The West, in turn, handed over eight prisoners to Russia. Their names are:

Vadim Krasikov, convicted in Germany for murder
Artem Dultsev, convicted in Slovenia for espionage
Anna Dultseva, convicted in Slovenia for espionage
Mikhail Mikushin, accused of espionage by Norwegian authorities
Pavel Rubtsov, alleged GRU agent
Roman Seleznev, sentenced to 27 years in the U.S. for stealing bank card data
Vladislav Klyushin, convicted in the U.S. for hacking computer networks
Vadim Konoshenok, alleged FSB agent

Artem and Anna Dultsev have two children who returned to Russia with their parents.

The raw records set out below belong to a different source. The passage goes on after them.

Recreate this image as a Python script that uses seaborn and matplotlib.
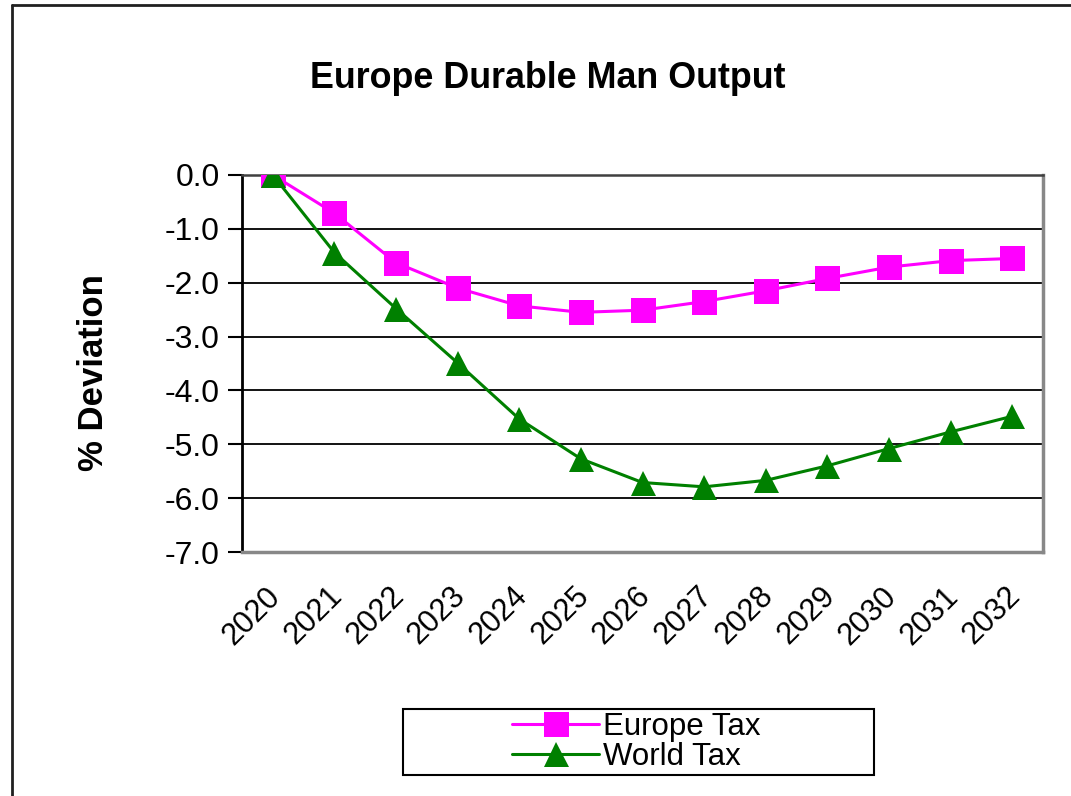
import matplotlib
matplotlib.use("Agg")
import matplotlib.pyplot as plt
import matplotlib.transforms as mtransforms
import seaborn as sns
import pandas as pd
from matplotlib.lines import Line2D
from matplotlib.patches import Rectangle

years = ["2020", "2021", "2022", "2023", "2024", "2025", "2026",
         "2027", "2028", "2029", "2030", "2031", "2032"]
europe_tax = [0.0, -0.71, -1.63, -2.10, -2.43, -2.55, -2.51,
              -2.35, -2.15, -1.92, -1.71, -1.59, -1.55]
world_tax = [0.0, -1.44, -2.48, -3.49, -4.53, -5.27, -5.71,
             -5.79, -5.67, -5.40, -5.08, -4.77, -4.48]
series_names = ["Europe Tax", "World Tax"]
y_ticks = [0.0, -1.0, -2.0, -3.0, -4.0, -5.0, -6.0, -7.0]

sns.set_theme(style="white")
plt.rcParams['font.family'] = ['Liberation Sans', 'DejaVu Sans']
plt.rcParams['text.color'] = 'black'
plt.rcParams['axes.labelcolor'] = 'black'
plt.rcParams['xtick.color'] = 'black'
plt.rcParams['ytick.color'] = 'black'

W, H = 1071, 796
fig = plt.figure(figsize=(W / 100, H / 100), dpi=100)
ax = fig.add_axes([242 / W, 1 - 552 / H, (1043 - 242) / W, (552 - 175) / H])

df_e = pd.DataFrame({"year": years, "value": europe_tax})
df_w = pd.DataFrame({"year": years, "value": world_tax})

sns.lineplot(data=df_e, x="year", y="value", ax=ax, color="#FF00FF",
             marker="s", markersize=18, linewidth=2.2, markeredgewidth=0,
             label=series_names[0], sort=False, zorder=3)
sns.lineplot(data=df_w, x="year", y="value", ax=ax, color="#008000",
             marker="^", markersize=18, linewidth=2.2, markeredgewidth=0,
             label=series_names[1], sort=False, zorder=4)

ax.set_xlim(-0.5, len(years) - 0.5)
ax.set_ylim(-7.0, 0.0)
ax.set_yticks(y_ticks)
ax.set_yticklabels([f"{v:.1f}" for v in y_ticks])
ax.yaxis.grid(True, color="black", linewidth=1.3)
ax.xaxis.grid(False)
ax.set_axisbelow(True)

ax.tick_params(axis="y", which="both", left=True, length=10, width=1.5,
               color="black", labelsize=23, pad=6, direction="out")
ax.tick_params(axis="x", bottom=False, labelsize=22, pad=15)
offset = mtransforms.ScaledTranslation(14 / 100, 0, fig.dpi_scale_trans)
for lab in ax.get_xticklabels():
    lab.set_rotation(45)
    lab.set_ha("right")
    lab.set_va("top")
    lab.set_rotation_mode("default")
    lab.set_transform(lab.get_transform() + offset)

ax.spines["left"].set_color("black")
ax.spines["left"].set_linewidth(2)
ax.spines["top"].set_color("#404040")
ax.spines["top"].set_linewidth(1.8)
ax.spines["right"].set_color("#888888")
ax.spines["right"].set_linewidth(2.5)
ax.spines["bottom"].set_color("#888888")
ax.spines["bottom"].set_linewidth(2.5)

ax.set_xlabel("")
ax.set_ylabel("% Deviation", fontsize=25, fontweight="bold")
ax.yaxis.set_label_coords(-0.165, 0.477)

fig.text(548 / W, 1 - 78 / H, "Europe Durable Man Output", ha="center",
         va="center", fontsize=25.8, fontweight="bold")

handles, labels = ax.get_legend_handles_labels()
ax.get_legend().remove()
leg = fig.legend(handles, labels, loc="center",
                 bbox_to_anchor=(636 / W, 1 - 742 / H), frameon=False,
                 fontsize=22.5, handlelength=2.8, handletextpad=0.1,
                 labelspacing=0.0, borderpad=0.1)

fig.patches.append(Rectangle((403 / W, 1 - 775 / H), (874 - 403) / W,
                             (775 - 709) / H, transform=fig.transFigure,
                             fill=False, edgecolor="black", linewidth=1.5))

fig.add_artist(Line2D([12 / W, 12 / W], [0, 1 - 5 / H], transform=fig.transFigure,
                      color="#202020", linewidth=2))
fig.add_artist(Line2D([12 / W, 1], [1 - 5 / H, 1 - 5 / H], transform=fig.transFigure,
                      color="#202020", linewidth=2))

fig.savefig("out.png", dpi=100)
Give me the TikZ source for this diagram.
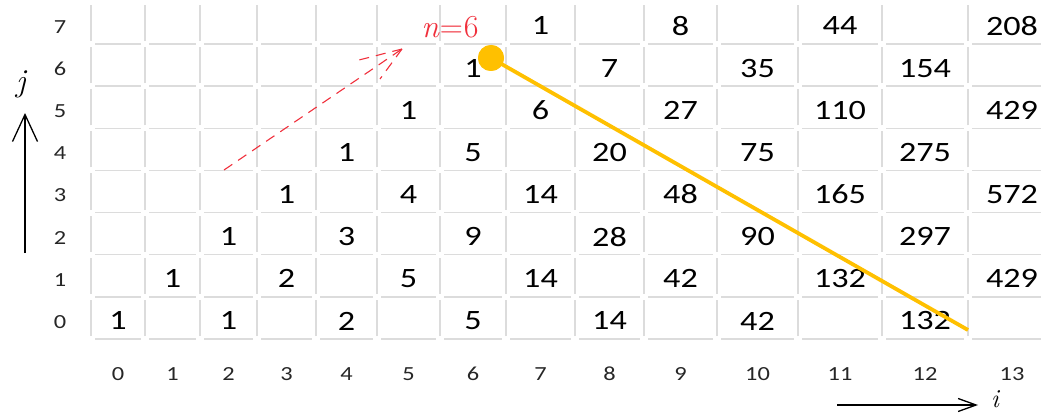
\documentclass[tikz,border=0pt]{standalone}
\usepackage{fontspec}
\newfontfamily\cellfont[FakeStretch=1.22]{Carlito}
\usetikzlibrary{arrows.meta}
\definecolor{gridgray}{HTML}{DCDCDC}
\definecolor{gold}{HTML}{FFC000}
\definecolor{redd}{HTML}{F0303C}
\begin{document}
\begin{tikzpicture}[x=1pt,y=1pt,
  val/.style={font=\cellfont\fontsize{28}{30}\selectfont, text=black, inner sep=0pt},
  lab/.style={font=\cellfont\fontsize{20}{22}\selectfont, text=black!85, inner sep=0pt},
  gline/.style={draw=gridgray, line width=1.4pt},
  reddash/.style={draw=redd, line width=1.1pt, dash pattern=on 10pt off 7pt},
  axisarrow/.style={draw=black, line width=1.3pt},
  axislab/.style={font=\fontsize{32}{34}\selectfont\itshape, anchor=base, inner sep=0pt}]
\useasboundingbox (0,0) rectangle (1041,416);
\def\xs{{91,145,200,257,316,377,440,506,575,644,717,798,882,968,1056}}
% grid
\foreach \c in {0,...,13}{
  \pgfmathsetmacro\xl{\xs[\c]}
  \pgfmathsetmacro\xr{\xs[\c+1]}
  \foreach \k in {0,...,7}{
    \pgfmathsetmacro\yy{77+42.14*\k}
    \draw[gline] (\xl+4,\yy) -- (\xr-4,\yy);
  }
  \foreach \r in {0,...,7}{
    \pgfmathsetmacro\ya{77+42.14*\r+3}
    \pgfmathsetmacro\yb{77+42.14*(\r+1)-3}
    \draw[gline] (\xl,\ya) -- (\xl,\yb);
  }
}
% row labels
\foreach \r in {0,...,7}{
  \node[lab] (rl\r) at (60,{77+42.14*(\r+0.5)-4}) {\r};
}
% column labels
\foreach \c in {0,...,13}{
  \pgfmathsetmacro\xa{\xs[\c]}
  \pgfmathsetmacro\xb{\xs[\c+1]}
  \pgfmathsetmacro\cx{(\xa+\xb)/2}
  \node[lab] (cl\c) at (\cx,42) {\c};
}
% values
\foreach \c/\r/\v in {7/7/1,9/7/8,11/7/44,13/7/208,
  6/6/1,8/6/7,10/6/35,12/6/154,
  5/5/1,7/5/6,9/5/27,11/5/110,13/5/429,
  4/4/1,6/4/5,8/4/20,10/4/75,12/4/275,
  3/3/1,5/3/4,7/3/14,9/3/48,11/3/165,13/3/572,
  2/2/1,4/2/3,6/2/9,8/2/28,10/2/90,12/2/297,
  1/1/1,3/1/2,5/1/5,7/1/14,9/1/42,11/1/132,13/1/429,
  0/0/1,2/0/1,4/0/2,6/0/5,8/0/14,10/0/42,12/0/132}{
  \pgfmathsetmacro\xa{\xs[\c]}
  \pgfmathsetmacro\xb{\xs[\c+1]}
  \pgfmathsetmacro\cx{(\xa+\xb)/2}
  \node[val] (v\c-\r) at (\cx,{77+42.14*(\r+0.5)-3}) {\v};
}
% yellow line and dot
\node[circle, fill=gold, minimum size=26pt, inner sep=0pt] (dot) at (491,358) {};
\coordinate (yend) at (968,86);
\draw[gold, line width=3.8pt] (dot.center) -- (yend);
\node[circle, fill=gold, minimum size=26pt, inner sep=0pt] at (dot.center) {};
% red dashed arrow
\coordinate (rs) at (224,246);
\coordinate (re) at (402,367);
\draw[reddash] (rs) -- (re);
\draw[reddash] (re) -- ++(-43,-11);
\draw[reddash] (re) -- ++(-22,-30);
\node[text=redd, font=\fontsize{32}{34}\selectfont, anchor=base, inner sep=0pt] (nlab) at (450,378) {{\itshape n}\kern1pt=\kern1pt6};
% axes
\coordinate (js) at (25,163);
\coordinate (je) at (25,303);
\draw[axisarrow, -{Straight Barb[length=27pt,width=25pt,line width=1.3pt]}] (js) -- (je);
\node[axislab] (jlab) at (21,324) {j};
\coordinate (is) at (837,11);
\coordinate (ie) at (978,11);
\draw[axisarrow, -{Straight Barb[length=18pt,width=13pt,line width=1.3pt]}] (is) -- (ie);
\node[axislab, font=\fontsize{26}{28}\selectfont\itshape] (ilab) at (995,9) {i};
\end{tikzpicture}
\end{document}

Central in this operation was Vadim Krasikov, a former FSB officer who had been sentenced to life in Germany. In 2021, he was found guilty of murdering former Chechen field commander and Georgian citizen Zelimkhan Khangoshvili in broad daylight. Putin publicly defended the killer as a “devoted patriot” and demanded his release. On arrival in Moscow, Krasikov was welcomed by Putin in person, with military honors.

Another figure who had been initially included in the swap list is Alexei Navalny, according to the former head of Navalny's campaign offices Leonid Volkov.

"This is the same exchange in which, as we hoped, Navalny was supposed to be released in February this year. […] But Putin decided not to free Navalny. He literally killed him a couple of days before the planned exchange could take place," Volkov said on social media.

Navalny died on 17 January 2024 in a high-security prison in Russia’s Arctic region. He was considered a personal enemy of the Russian dictator.

The so-called “hostage diplomacy” – when a government jails innocent people including foreigners to use them as leverage at negotiations – is a practice Moscow has been using very often since the occupation of Crimea in 2014. On 1 August ten years later, it paid off well for Putin.